Oleh karena itu, aparat nggak bisa lagi yang namanya serta merta dalam menyita buku. Penyitaan buku hanya bisa dilakukan Kejaksaan dengan penetapan pengadilan. Penyitaan itu pun baru bisa dilakukan kalau aparat penegak hukum sudah menemukan dugaan tindak pidana. Jadi, sudah ada kajian kalau buku tersebut masuk kategori terlarang, dilarang, dan sudah ada dasar hukum pelarangannya. Nah, jika sudah ada hasilnya seperti itu, baru bukunya boleh ditarik dari peredaran.
Intinya sih, kalau aparat pengin menyita atau merazia sesuatu, nggak bisa dilakukan sembarangan. Ada syarat-syarat yang harus dipenuhi terlebih dulu. Harus punya dasar yang kuat dulu. Sama seperti ada prosedur yang sudah ditetapkan kalau polisi mau melakukan penangkapan.

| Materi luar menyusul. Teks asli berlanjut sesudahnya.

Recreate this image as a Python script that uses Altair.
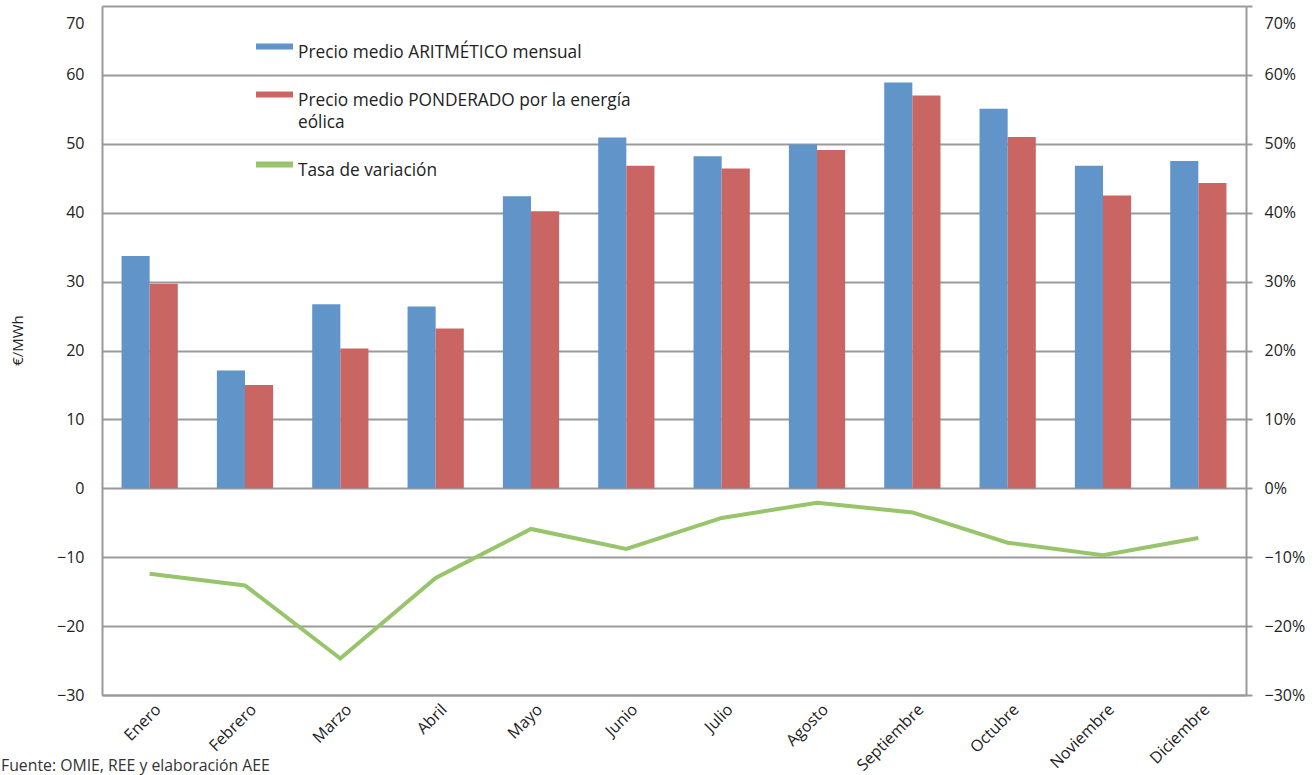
import altair as alt
import pandas as pd

# Monthly market prices (€/MWh) and the wind-weighted price gap
meses = ["Enero", "Febrero", "Marzo", "Abril", "Mayo", "Junio",
         "Julio", "Agosto", "Septiembre", "Octubre", "Noviembre", "Diciembre"]
precio_aritmetico = [33.7, 17.1, 26.7, 26.4, 42.4, 50.9, 48.2, 49.9, 58.9, 55.1, 46.8, 47.5]
precio_ponderado = [29.7, 15.0, 20.3, 23.2, 40.2, 46.8, 46.4, 49.1, 57.0, 51.0, 42.5, 44.3]
tasa_variacion = [-12.4, -14.1, -24.7, -13.0, -5.9, -8.8, -4.3, -2.1, -3.5, -7.9, -9.7, -7.2]

serie_arit = "Precio medio ARITMÉTICO mensual"
serie_pond = "Precio medio PONDERADO por la energía eólica"
serie_tasa = "Tasa de variación"
series = [serie_arit, serie_pond, serie_tasa]
colores = ["#6194c9", "#c96663", "#98c46b"]
fuente = "Fuente: OMIE, REE y elaboración AEE"

FONT = "Open Sans"
TXT = "#222222"
GRID = "#9a9a9a"

barras_df = pd.DataFrame(
    [{"mes": m, "serie": serie_arit, "valor": v} for m, v in zip(meses, precio_aritmetico)]
    + [{"mes": m, "serie": serie_pond, "valor": v} for m, v in zip(meses, precio_ponderado)]
)
tasa_df = pd.DataFrame({"mes": meses, "tasa": [t / 100 for t in tasa_variacion]})
fuente_df = pd.DataFrame({"texto": [fuente]})

x_enc = alt.X(
    "mes:N", sort=meses, title=None,
    scale=alt.Scale(paddingInner=0.41, paddingOuter=0.205),
    axis=alt.Axis(labelAngle=-45, labelFontSize=16, labelFont=FONT, labelColor=TXT,
                  domainColor=GRID, domainWidth=2, ticks=False, labelPadding=6,
                  labelOffset=3),
)

barras = alt.Chart(barras_df).mark_bar().encode(
    x=x_enc,
    xOffset=alt.XOffset("serie:N", sort=[serie_arit, serie_pond],
                        scale=alt.Scale(paddingInner=0, paddingOuter=0)),
    y=alt.Y(
        "valor:Q",
        scale=alt.Scale(domain=[-30, 70], nice=False, zero=False),
        axis=alt.Axis(
            values=list(range(-30, 71, 10)), grid=True, gridColor=GRID, gridWidth=2,
            domainColor=GRID, domainWidth=2, ticks=False,
            labelFontSize=16, labelFont=FONT, labelColor=TXT, labelPadding=18,
            labelOffset={"condition": {"test": "datum.value == 70", "value": 17}, "value": 0},
            title="€/MWh", titleFont=FONT, titleFontSize=15, titleFontWeight="normal",
            titleColor=TXT, titleAngle=-90, titleX=-85, titleY=334,
            titleAlign="center", titleBaseline="middle",
        ),
    ),
    color=alt.Color(
        "serie:N",
        scale=alt.Scale(domain=series, range=colores),
        legend=alt.Legend(
            orient="none", legendX=163, legendY=28, title=None,
            symbolType="M-2,0L2,0L2,0.65L-2,0.65Z", symbolSize=342,
            symbolStrokeWidth=0, symbolOpacity=1,
            labelFont=FONT, labelFontSize=17.3, labelColor=TXT, labelLimit=600,
            labelBaseline="top", labelOffset=14, rowPadding=21,
            labelExpr="datum.label == '" + serie_pond + "' ? ['Precio medio PONDERADO por la energía', 'eólica'] : datum.label",
        ),
    ),
)

linea = alt.Chart(tasa_df).mark_line(strokeWidth=4, color=colores[2]).encode(
    x=alt.X("mes:N", sort=meses),
    y=alt.Y(
        "tasa:Q",
        scale=alt.Scale(domain=[-0.3, 0.7], nice=False, zero=False),
        axis=alt.Axis(
            orient="right", format=".0%", values=[v / 100 for v in range(-30, 71, 10)],
            grid=False, domainColor=GRID, domainWidth=2, tickColor=GRID, tickWidth=2,
            tickSize=6, labelPadding=12, labelFontSize=16, labelFont=FONT, labelColor=TXT,
            labelOffset={"condition": {"test": "datum.value > 0.69", "value": 17}, "value": 0},
            title=None,
        ),
    ),
)

# source note under the month labels
nota = alt.Chart(fuente_df).mark_text(
    align="left", baseline="middle", font=FONT, fontSize=15.8, color="#333333"
).encode(text="texto:N", x=alt.value(-101), y=alt.value(760))

chart = (
    alt.layer(barras, linea, nota)
    .resolve_scale(y="independent")
    .properties(
        width=1144, height=689,
        autosize=alt.AutoSizeParams(type="none"),
        padding={"left": 102, "top": 6, "right": 69, "bottom": 80},
    )
    .configure_view(stroke=None)
    .configure(background="white", style={"guide-label": {"lineHeight": 22}})
)

chart.save("out.html", embed_options={"renderer": "svg", "actions": False})
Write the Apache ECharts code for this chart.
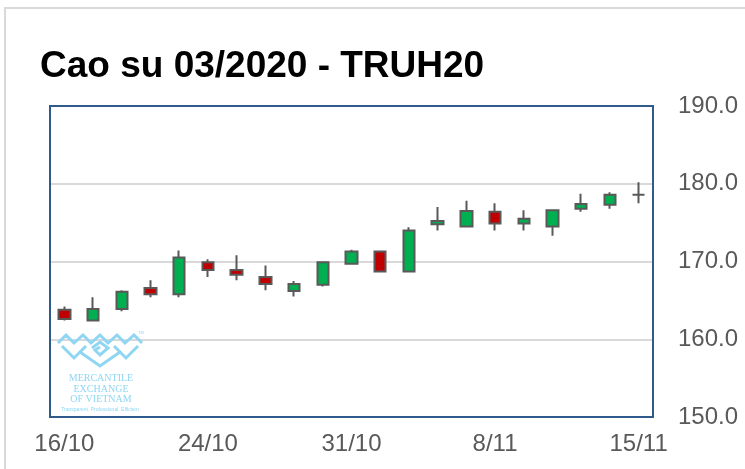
<!DOCTYPE html>
<html>
<head>
<meta charset="utf-8">
<script src="https://cdn.jsdelivr.net/npm/echarts@6/dist/echarts.min.js"></script>
<style>
  html, body { margin: 0; padding: 0; background: #fff; }
  #chart { width: 745px; height: 469px; }
</style>
</head>
<body>
<div id="chart"></div>
<script>
// Cao su 03/2020 - TRUH20, nến ngày
var dates = ['16/10', '17/10', '18/10', '21/10', '22/10', '24/10', '25/10', '28/10', '29/10', '30/10',
             '31/10', '1/11', '4/11', '5/11', '6/11', '8/11', '11/11', '12/11', '13/11', '14/11', '15/11'];
var opens  = [163.8, 162.4, 163.9, 166.6, 165.8, 169.9, 168.9, 168.0, 166.2, 167.0,
              169.7, 171.3, 168.7, 174.8, 174.5, 176.4, 174.9, 174.5, 176.8, 177.3, 178.6];
var closes = [162.6, 163.9, 166.1, 165.8, 170.5, 168.9, 168.3, 167.1, 167.1, 169.9,
              171.3, 168.7, 174.0, 175.2, 176.5, 174.9, 175.5, 176.6, 177.4, 178.6, 178.6];
var lows   = [162.4, 162.3, 163.6, 165.4, 165.4, 168.0, 167.6, 166.3, 165.5, 166.8,
              169.6, 168.6, 168.6, 174.0, 174.4, 174.0, 174.0, 173.3, 176.4, 176.8, 177.5];
var highs  = [164.2, 165.4, 166.3, 167.6, 171.4, 170.3, 170.8, 169.5, 167.5, 169.9,
              171.5, 171.3, 174.4, 177.0, 177.8, 177.5, 176.6, 176.6, 178.7, 178.9, 180.2];
var yTicks = [150, 160, 170, 180, 190];

var candles = [];
for (var i = 0; i < dates.length; i++) {
    candles.push([opens[i], closes[i], lows[i], highs[i]]);
}

var logoBlue = '#8fd6f2';

var myChart = echarts.init(document.getElementById('chart'));
var option = {
    animation: false,
    backgroundColor: '#fff',
    title: {
        text: 'Cao su 03/2020 - TRUH20',
        left: 35,
        top: 43,
        textStyle: {
            fontFamily: 'Liberation Sans',
            fontWeight: 'bold',
            fontSize: 37,
            color: '#000'
        }
    },
    grid: {
        left: 50,
        right: 92,
        top: 106,
        bottom: 52,
        show: true,
        borderColor: '#2f5b8c',
        borderWidth: 2,
        z: 3
    },
    xAxis: {
        type: 'category',
        data: dates,
        boundaryGap: true,
        axisLine: { show: false },
        axisTick: { show: false },
        splitLine: { show: false },
        axisLabel: {
            interval: 4,
            margin: 15,
            color: '#595959',
            fontFamily: 'Liberation Sans',
            fontSize: 24
        }
    },
    yAxis: {
        type: 'value',
        position: 'right',
        min: yTicks[0],
        max: yTicks[yTicks.length - 1],
        interval: 10,
        axisLine: { show: false },
        axisTick: { show: false },
        axisLabel: {
            margin: 25,
            color: '#595959',
            fontFamily: 'Liberation Sans',
            fontSize: 24,
            formatter: function (v) { return v.toFixed(1); }
        },
        splitLine: {
            show: true,
            lineStyle: { color: '#d9d9d9', width: 2 }
        }
    },
    graphic: [
        {   // khung ngoài
            type: 'rect', silent: true, z: 0,
            shape: { x: 5, y: 8, width: 800, height: 500 },
            style: { fill: 'none', stroke: '#d9d9d9', lineWidth: 2 }
        },
        // logo MXV
        { type: 'polyline', silent: true, z: 1, shape: { points: [[58,343],[66,335],[74,343],[83,335],[91,343],[100,335],[108,343],[117,335],[125,343],[134,335],[142,343]] },
          style: { stroke: logoBlue, lineWidth: 3, fill: 'none' } },
        { type: 'polyline', silent: true, z: 1, shape: { points: [[62,346],[74,358],[86,346]] },
          style: { stroke: logoBlue, lineWidth: 3, fill: 'none' } },
        { type: 'polyline', silent: true, z: 1, shape: { points: [[114,346],[126,358],[138,346]] },
          style: { stroke: logoBlue, lineWidth: 3, fill: 'none' } },
        { type: 'polyline', silent: true, z: 1, shape: { points: [[80,352],[100,366],[120,352]] },
          style: { stroke: logoBlue, lineWidth: 3, fill: 'none' } },
        { type: 'polyline', silent: true, z: 1, shape: { points: [[92,348],[100,342],[108,348],[100,355],[95,350],[100,347]] },
          style: { stroke: logoBlue, lineWidth: 3, fill: 'none' } },
        { type: 'text', silent: true, z: 1, x: 138, y: 331, style: { text: 'TM', fill: logoBlue, fontSize: 4, fontFamily: 'Liberation Sans' } },
        { type: 'text', silent: true, z: 1, x: 101, y: 378, style: { text: 'MERCANTILE', fill: logoBlue, fontSize: 10, fontFamily: 'Liberation Serif', align: 'center', verticalAlign: 'middle' } },
        { type: 'text', silent: true, z: 1, x: 101, y: 389, style: { text: 'EXCHANGE', fill: logoBlue, fontSize: 10, fontFamily: 'Liberation Serif', align: 'center', verticalAlign: 'middle' } },
        { type: 'text', silent: true, z: 1, x: 101, y: 399, style: { text: 'OF VIETNAM', fill: logoBlue, fontSize: 10, fontFamily: 'Liberation Serif', align: 'center', verticalAlign: 'middle' } },
        { type: 'text', silent: true, z: 1, x: 100, y: 410, style: { text: 'Transparent. Professional. Efficient', fill: logoBlue, fontSize: 5, fontFamily: 'Liberation Sans', align: 'center', verticalAlign: 'middle' } }
    ],
    series: [
        {
            type: 'candlestick',
            data: candles,
            barWidth: 12,
            z: 5,
            itemStyle: {
                color: '#00b050',
                color0: '#c00000',
                borderColor: '#595959',
                borderColor0: '#595959',
                borderColorDoji: '#595959',
                borderWidth: 2
            }
        }
    ]
};
myChart.setOption(option);
</script>
</body>
</html>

Sayangnya, aparat sepertinya memang senang yang instan-instan. Ya, saya juga, sih. Akhirnya langsung aja main-main sita buku hanya dari penampakan sampulnya, (((tanpa mau baca isinya dulu))). Pokoknya kalau sampulnya merah, ada kata PKI-nya, ada kata komunisnya, ada nama Aidit-nya, ya, disita aja dulu. Padahal kan, kalau kelihatan salah nyita buku, bakal kelihatan nggak intelek banget, yak?